Finalize the setup by verifying hydraulic function through a full cycle (extend/retract). Monitor for erratic actuators or delayed response–indicative of partial opens or corrosion in splices. Document voltage readings at key points (battery, controller input/output, valve solenoid) for baseline comparison during scheduled inspections every 50 operational hours.
Troubleshooting Common Issues in 4-Conductor Control Circuit Hookups
Check voltage inconsistencies first by probing each terminal with a multimeter. A properly functioning setup should read 12V on the power lead under load, while the ground connector must show 0Ω resistance to chassis ground. If readings deviate, inspect the harness for corrosion–especially at splice points–and clean terminals with 220-grit sandpaper. For intermittent connections, apply dielectric grease after reassembly to prevent oxidation.
Key Failures and Solutions

- Non-responsive actuator: Verify the fuse block near the battery hasn’t blown–replace with a 20A fuse if necessary. Test switch continuity with an ohmmeter; a failed switch will read OL.

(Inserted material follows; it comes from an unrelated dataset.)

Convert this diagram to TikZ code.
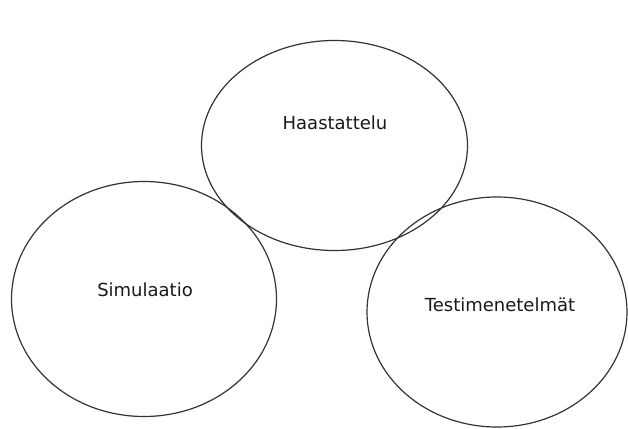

- Partial operation: Examine colored leads for nicks or insulation breaks, particularly where the cable bends. Use heat-shrink tubing to repair damaged sections, ensuring a 5mm overlap on each side.
- Reverse polarity: Confirm pin assignments match the equipment’s manual. Swap connectors if the red and green conductors are misaligned–mismatching causes immediate malfunction.
- Voltage drop: Measure between the power source and the control unit; a drop over 0.5V indicates undersized conductor gauge. Replace with 12-gauge copper cable for optimal performance.
If issues persist after these steps, disconnect the power source and use a tone generator to trace hidden shorts. Focus on areas where the harness passes through structural openings–these spots frequently cause insulation failure under vibration.